Pół kilograma narkotyków ukrytych w piecu
Fot: KPP Bełchatów
Nawet 10 lat więzienia grozi zatrzymanemu przez bełchatowskich kryminalnych, 44-latkowi. Policjanci znaleźli u niego ponad pół kilograma metamfetaminy. Sąd aresztował podejrzanego na 3 miesiące.
Policjanci zajmujący się zwalczaniem przestępczości narkotykowej od pewnego czasu interesowali się 44-letnim bełchatowianinem, który według zebranych wcześniej informacji miał posiadać zabronione substancje. Policjanci ustalili miejsce pobytu mężczyzny. 27 listopada 2021 roku kryminalni pojechali pod ustalony adres, aby zweryfikować swoje podejrzenia.

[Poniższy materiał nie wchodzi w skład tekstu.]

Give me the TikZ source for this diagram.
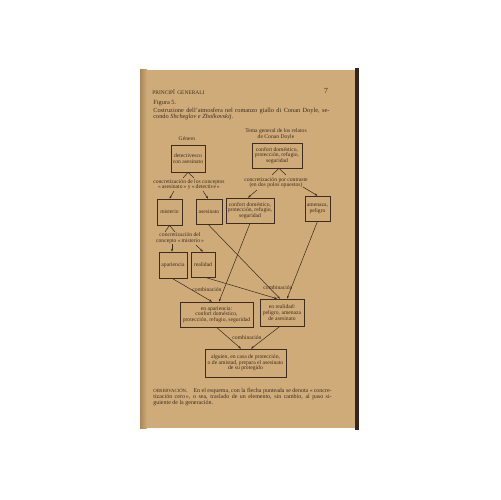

– Na podwórzu zastali 44-latka stojącego z reklamówką. Na widok nieoczekiwanych gości, mężczyzna szybko wbiegł do domu. Jak się później okazało, próbował ukryć zakazane środki. Słysząc o celu policyjnej wizyty, bełchatowianin nie przyznał się do posiadania narkotyków. Jednak podczas przeszukania kryminalni zabezpieczyli środki odurzające. Znaleźli je w kotłowni, wewnątrz wygaszonego pieca. Były w słoiku oraz foliowych dilerkach zapakowanych w reklamówkę, którą wcześniej mężczyzna miał przy sobie – informuje nadkom. Iwona Kaszewska.

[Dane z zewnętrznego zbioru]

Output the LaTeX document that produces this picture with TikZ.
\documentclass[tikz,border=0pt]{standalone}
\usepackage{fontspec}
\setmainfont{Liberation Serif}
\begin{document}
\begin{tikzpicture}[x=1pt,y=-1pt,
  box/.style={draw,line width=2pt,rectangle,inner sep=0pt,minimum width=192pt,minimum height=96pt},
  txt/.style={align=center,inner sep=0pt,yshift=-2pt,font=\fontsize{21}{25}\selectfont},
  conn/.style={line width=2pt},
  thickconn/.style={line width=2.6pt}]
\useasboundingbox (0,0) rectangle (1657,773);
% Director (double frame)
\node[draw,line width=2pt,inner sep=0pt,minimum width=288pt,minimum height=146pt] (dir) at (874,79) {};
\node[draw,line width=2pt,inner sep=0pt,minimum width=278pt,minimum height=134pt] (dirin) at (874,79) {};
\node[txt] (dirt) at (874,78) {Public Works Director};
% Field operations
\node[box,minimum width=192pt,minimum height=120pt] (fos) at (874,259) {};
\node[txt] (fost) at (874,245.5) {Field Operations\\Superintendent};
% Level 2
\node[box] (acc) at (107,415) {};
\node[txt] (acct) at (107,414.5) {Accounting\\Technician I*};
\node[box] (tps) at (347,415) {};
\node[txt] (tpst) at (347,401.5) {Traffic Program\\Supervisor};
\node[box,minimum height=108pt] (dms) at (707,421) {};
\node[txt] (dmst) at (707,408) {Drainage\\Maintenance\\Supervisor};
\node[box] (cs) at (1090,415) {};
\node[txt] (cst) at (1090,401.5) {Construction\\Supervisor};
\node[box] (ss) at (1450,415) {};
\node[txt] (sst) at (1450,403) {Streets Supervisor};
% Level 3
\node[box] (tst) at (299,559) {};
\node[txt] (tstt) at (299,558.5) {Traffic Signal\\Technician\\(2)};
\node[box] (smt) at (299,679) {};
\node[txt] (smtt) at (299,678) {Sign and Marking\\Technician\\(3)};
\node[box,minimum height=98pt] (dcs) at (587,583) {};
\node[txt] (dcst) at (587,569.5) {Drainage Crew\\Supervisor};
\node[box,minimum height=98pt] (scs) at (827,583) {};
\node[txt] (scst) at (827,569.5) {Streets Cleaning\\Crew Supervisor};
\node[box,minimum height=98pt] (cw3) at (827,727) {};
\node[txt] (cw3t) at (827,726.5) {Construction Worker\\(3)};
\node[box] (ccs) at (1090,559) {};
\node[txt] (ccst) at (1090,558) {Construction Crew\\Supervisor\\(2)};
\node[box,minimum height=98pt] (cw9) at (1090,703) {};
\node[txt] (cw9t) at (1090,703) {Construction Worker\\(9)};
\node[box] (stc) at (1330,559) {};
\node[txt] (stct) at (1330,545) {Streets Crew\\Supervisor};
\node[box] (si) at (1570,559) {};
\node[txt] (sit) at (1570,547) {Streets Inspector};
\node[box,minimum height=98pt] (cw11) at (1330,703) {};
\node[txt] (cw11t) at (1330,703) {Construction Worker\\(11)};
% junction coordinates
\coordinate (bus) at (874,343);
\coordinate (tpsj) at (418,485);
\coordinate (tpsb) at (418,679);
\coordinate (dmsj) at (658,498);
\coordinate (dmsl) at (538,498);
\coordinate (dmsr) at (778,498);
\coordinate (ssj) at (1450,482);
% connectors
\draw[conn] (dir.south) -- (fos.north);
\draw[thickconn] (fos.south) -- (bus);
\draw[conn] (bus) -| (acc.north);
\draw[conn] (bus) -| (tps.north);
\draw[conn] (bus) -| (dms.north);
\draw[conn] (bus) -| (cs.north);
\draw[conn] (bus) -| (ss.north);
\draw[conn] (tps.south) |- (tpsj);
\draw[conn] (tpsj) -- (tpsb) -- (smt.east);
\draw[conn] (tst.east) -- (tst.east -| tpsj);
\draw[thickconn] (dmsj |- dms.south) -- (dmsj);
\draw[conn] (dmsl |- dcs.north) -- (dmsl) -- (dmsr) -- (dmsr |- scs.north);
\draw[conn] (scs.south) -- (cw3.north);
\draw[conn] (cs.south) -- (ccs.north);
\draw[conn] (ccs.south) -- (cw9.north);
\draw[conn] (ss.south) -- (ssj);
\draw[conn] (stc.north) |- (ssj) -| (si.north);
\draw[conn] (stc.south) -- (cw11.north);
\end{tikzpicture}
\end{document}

Łącznie policjanci zabezpieczyli ponad pół kilograma metamfetaminy. Nawet w tej sytuacji mężczyzna wszystkiemu zaprzeczał, twierdząc, że narkotyki ktoś mu podrzucił.

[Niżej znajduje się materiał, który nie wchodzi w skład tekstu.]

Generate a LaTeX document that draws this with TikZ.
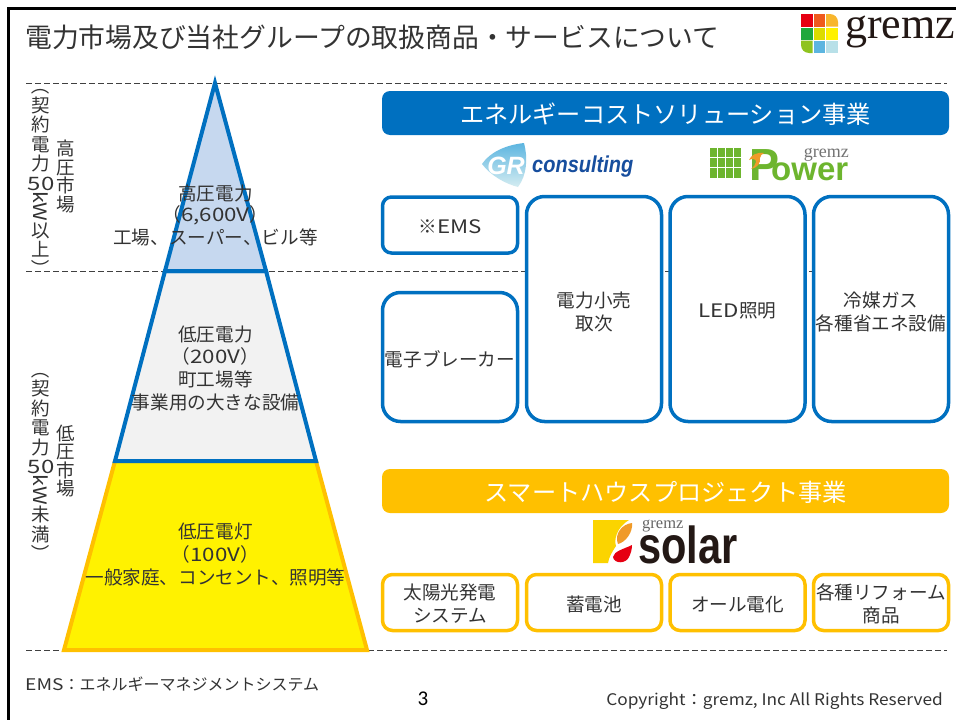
\documentclass[tikz,border=0pt]{standalone}
\usepackage{fontspec}
\setmainfont{Noto Sans CJK JP}
\newfontfamily\serifl{Liberation Serif}
\newfontfamily\sansl{Liberation Sans}
\newfontfamily\carl{Carlito}
\definecolor{blu}{HTML}{0070C0}
\definecolor{org}{HTML}{FFC000}
\definecolor{ink}{HTML}{333333}
\definecolor{grn}{HTML}{6DB52E}
\definecolor{topfill}{HTML}{C6D8EF}
\definecolor{navy}{HTML}{174E9E}
\definecolor{ca}{HTML}{E60012}
\definecolor{cb}{HTML}{EF5A1E}
\definecolor{cc}{HTML}{F8B62D}
\definecolor{cd}{HTML}{1FA83C}
\definecolor{ce}{HTML}{DCDC00}
\definecolor{cf}{HTML}{FFF100}
\definecolor{cg}{HTML}{8FC31F}
\definecolor{ch}{HTML}{5CB5E0}
\definecolor{ci}{HTML}{B8E0E8}
\definecolor{logoink}{HTML}{231815}
\definecolor{sunorg}{HTML}{F09A28}
\definecolor{sunyel}{HTML}{FBD400}
\newcommand{\fs}[1]{\fontsize{#1}{#1}\selectfont}
\newcommand{\rp}[1]{\rotatebox[origin=c]{-90}{#1}}
\newcommand{\wl}[1]{\scalebox{1.2}[1]{#1}}
\newcommand{\dn}[2]{\raisebox{-#1pt}[\height][\depth]{#2}}
\tikzset{
  x=1pt,y=-1pt,
  txt/.style={text=ink,inner sep=0pt,align=center,font=\fontsize{18.6}{23}\selectfont},
  bar/.style={rounded corners=8pt,text=white,inner sep=0pt,font=\fs{24.2}},
  bluebox/.style={draw=blu,fill=white,line width=3.5pt,txt},
  orgbox/.style={draw=org,fill=white,line width=3.5pt,txt},
  guide/.style={draw=black!75,line width=1pt,dash pattern=on 5.5pt off 3.5pt},
  vert/.style={text=ink,inner sep=0pt,align=center,font=\fontsize{18.5}{19.4}\selectfont},
  vertb/.style={text=ink,inner sep=0pt,align=center,font=\fontsize{18.5}{18.4}\selectfont},
  level/.style={line width=4pt,line join=miter},
}
\begin{document}
\begin{tikzpicture}
\useasboundingbox (0,0) rectangle (956,720);
\fill[white] (0,0) rectangle (956,720);
% frame
\coordinate (ftr) at (956,8.5);
\coordinate (ftl) at (8.5,8.5);
\coordinate (fbl) at (8.5,720);
\draw[black,line width=2.6pt] (ftr) -- (ftl) -- (fbl);
% guides
\coordinate (g1l) at (26,83); \coordinate (g1r) at (947,83);
\coordinate (g2l) at (26,271); \coordinate (g2r) at (947,271);
\coordinate (g3l) at (26,650); \coordinate (g3r) at (947,650);
\draw[guide] (g1l) -- (g1r);
\draw[guide] (g2l) -- (g2r);
\draw[guide] (g3l) -- (g3r);
% title
\node[anchor=west,text=ink,inner sep=0pt,font=\fs{26.8}] (title) at (25,37) {電力市場及び当社グループの取扱商品・サービスについて};
% gremz logo
\fill[ca] (801,14) rectangle (812.5,26.5);
\fill[cb] (813.5,14) rectangle (825,26.5);
\fill[cc] (826,14) [rounded corners=8pt] -- (838,14) [sharp corners] -- (838,26.5) -- (826,26.5) -- cycle;
\fill[cd] (801,27.5) rectangle (812.5,39.5);
\fill[ce] (813.5,27.5) rectangle (825,39.5);
\fill[cf] (826,27.5) rectangle (838,39.5);
\fill[cg] (801,40.5) [rounded corners=8pt] -- (801,53) [sharp corners] -- (812.5,53) -- (812.5,40.5) -- cycle;
\fill[ch] (813.5,40.5) rectangle (825,53);
\fill[ci] (826,40.5) rectangle (838,53);
\node[anchor=base west,inner sep=0pt,text=logoink,font={\serifl\fs{44}}] (gremzlogo) at (845,38) {gremz};
% pyramid
\draw[level,draw=org,fill=yellow] (115,461) -- (64,650) -- (367,650) -- (316,461) -- cycle;
\draw[level,draw=blu,fill=black!5] (165,271) -- (115,461) -- (316,461) -- (266,271) -- cycle;
\draw[level,draw=blu,fill=topfill] (215,83) -- (165,271) -- (266,271) -- cycle;
\node[txt] (p1a) at (215.5,193) {高圧電力};
\node[txt] (p1b) at (215.5,215) {（\wl{6,600V}）};
\node[txt] (p1c) at (215.5,237.5) {工場、スーパー、ビル等};
\node[txt] (p2a) at (215.5,334) {低圧電力};
\node[txt] (p2b) at (215.5,356) {（\wl{200V}）};
\node[txt] (p2c) at (215.5,379) {町工場等};
\node[txt] (p2d) at (215.5,402) {事業用の大きな設備};
\node[txt] (p3a) at (215.5,531) {低圧電灯};
\node[txt] (p3b) at (215.5,554) {（\wl{100V}）};
\node[txt] (p3c) at (215.5,577) {一般家庭、コンセント、照明等};
% vertical labels
\node[vert] (vh1) at (41,177.5) {\rp{（}\\契\\約\\電\\力\\\scalebox{1.3}[1]{50}\\\rp{\scalebox{1.15}[1]{kW}}\\以\\上\\\rp{）}};
\node[vertb] (vh2) at (66,176.5) {高\\圧\\市\\場};
\node[vert] (vl1) at (41,461.5) {\rp{（}\\契\\約\\電\\力\\\scalebox{1.3}[1]{50}\\\rp{\scalebox{1.15}[1]{kW}}\\未\\満\\\rp{）}};
\node[vertb] (vl2) at (66,461) {低\\圧\\市\\場};
% blue section
\node[bar,fill=blu,minimum width=567pt,minimum height=44pt] (hdrb) at (665.5,113) {\dn{1.5}{エネルギーコストソリューション事業}};
% GR consulting
\shade[top color=ch,bottom color=ci!60] (482,164) .. controls (490,152) and (506,145) .. (524,143) .. controls (528,158) and (527,175) .. (518,187) .. controls (506,184) and (491,176) .. (482,164) -- cycle;
\node[text=white,inner sep=0pt,font={\sansl\bfseries\itshape\fs{25}}] (grlogo) at (506,166) {GR};
\node[anchor=base west,inner sep=0pt,text=navy,xscale=.87,font={\sansl\bfseries\itshape\fs{23}}] (conslogo) at (532,172) {consulting};
% Power logo
\foreach \i in {0,1,2,3}\foreach \j in {0,1,2}
  \fill[grn] ({710+\i*7.9},{148+\j*10.1}) rectangle ++(7.1,9.3);
\node[anchor=base west,inner sep=0pt,text=grn,font={\sansl\bfseries\fs{45}}] (plogo) at (749,180) {P};
\node[anchor=base west,inner sep=0pt,text=grn,font={\sansl\bfseries\fs{33}}] (owerlogo) at (771,180) {ower};
\fill[sunorg] (764,153) .. controls (757,152) and (751,155) .. (749,160) .. controls (753,158) and (756,159) .. (756,162) .. controls (756,165) and (753,167) .. (751,169) .. controls (757,168) and (761,163) .. (760,158) .. controls (760,156) and (762,154) .. (764,153) -- cycle;
\node[anchor=base east,inner sep=0pt,text=black!55,font={\serifl\fs{18}}] (pgremz) at (849,157) {gremz};
% blue boxes
\node[bluebox,rounded corners=9pt,minimum width=135pt,minimum height=56pt] (ems) at (450,225) {\dn{2}{※\wl{EMS}}};
\node[bluebox,rounded corners=18pt,minimum width=135pt,minimum height=225pt] (kouri) at (594,309) {\dn{2.5}{電力小売}\\\dn{2.5}{取次}};
\node[bluebox,rounded corners=18pt,minimum width=135pt,minimum height=225pt] (led) at (737.5,309) {\dn{2}{\wl{LED}照明}};
\node[bluebox,rounded corners=18pt,minimum width=135pt,minimum height=225pt] (gas) at (881,309) {\dn{2.5}{冷媒ガス}\\\dn{2.5}{各種省エネ設備}};
\node[bluebox,rounded corners=18pt,minimum width=135pt,minimum height=129pt] (breaker) at (450,357) {\dn{2}{電子ブレーカー}};
% orange section
\node[bar,fill=org,minimum width=567pt,minimum height=44pt] (hdro) at (665.5,491) {\dn{1.5}{スマートハウスプロジェクト事業}};
% solar logo
\fill[sunyel] (593,520) -- (629,520) .. controls (616,528) and (614,540) .. (616,546) .. controls (612,552) and (609,557) .. (608,563) -- (593,563) -- cycle;
\fill[sunorg] (632,523) .. controls (622,524) and (614,534) .. (618,544) .. controls (626,542) and (633,532) .. (632,523) -- cycle;
\fill[ca] (632,545) .. controls (624,549) and (614,551) .. (613,557) .. controls (614,564) and (626,564) .. (629,557) .. controls (631,553) and (632,549) .. (632,545) -- cycle;
\node[anchor=base west,inner sep=0pt,text=logoink,xscale=.8,font={\sansl\bfseries\fs{52}}] (solarlogo) at (638,563) {solar};
\node[anchor=base west,inner sep=0pt,text=black!60,font={\serifl\fs{16.5}}] (sgremz) at (642,528) {gremz};
% orange boxes
\node[orgbox,rounded corners=10pt,minimum width=135pt,minimum height=56pt] (pv) at (450,602.5) {\dn{1}{太陽光発電}\\\dn{1}{システム}};
\node[orgbox,rounded corners=10pt,minimum width=135pt,minimum height=56pt] (bat) at (594,602.5) {\dn{2}{蓄電池}};
\node[orgbox,rounded corners=10pt,minimum width=135pt,minimum height=56pt] (den) at (737.5,602.5) {\dn{2}{オール電化}};
\node[orgbox,rounded corners=10pt,minimum width=135pt,minimum height=56pt] (ref) at (881,602.5) {\dn{1}{各種リフォーム}\\\dn{1}{商品}};
% footer
\node[anchor=west,txt,font=\fs{16}] (note) at (25,684) {\wl{EMS}：エネルギーマネジメントシステム};
\node[inner sep=0pt,text=black,font={\carl\fs{21}}] (pageno) at (423,699) {3};
\node[anchor=east,txt,font=\fs{16}] (copy) at (943,701) {\scalebox{1.08}[1]{Copyright：gremz, Inc All Rights Reserved}};
\end{tikzpicture}
\end{document}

Następnego dnia, na podstawie zgromadzonego materiału dowodowego, 44-latek usłyszał zarzut posiadania znacznej ilości środków odurzających. Jest to przestępstwo zagrożone karą nawet do 10 lat pozbawienia wolności.
29 listopada 2021 roku sąd aresztował podejrzanego na 3 miesiące. Dalsze czynności w tej sprawie pod nadzorem Prokuratury Rejonowej w Bełchatowie prowadzą policjanci z wydziału dochodzeniowo-śledczego bełchatowskiej komendy powiatowej.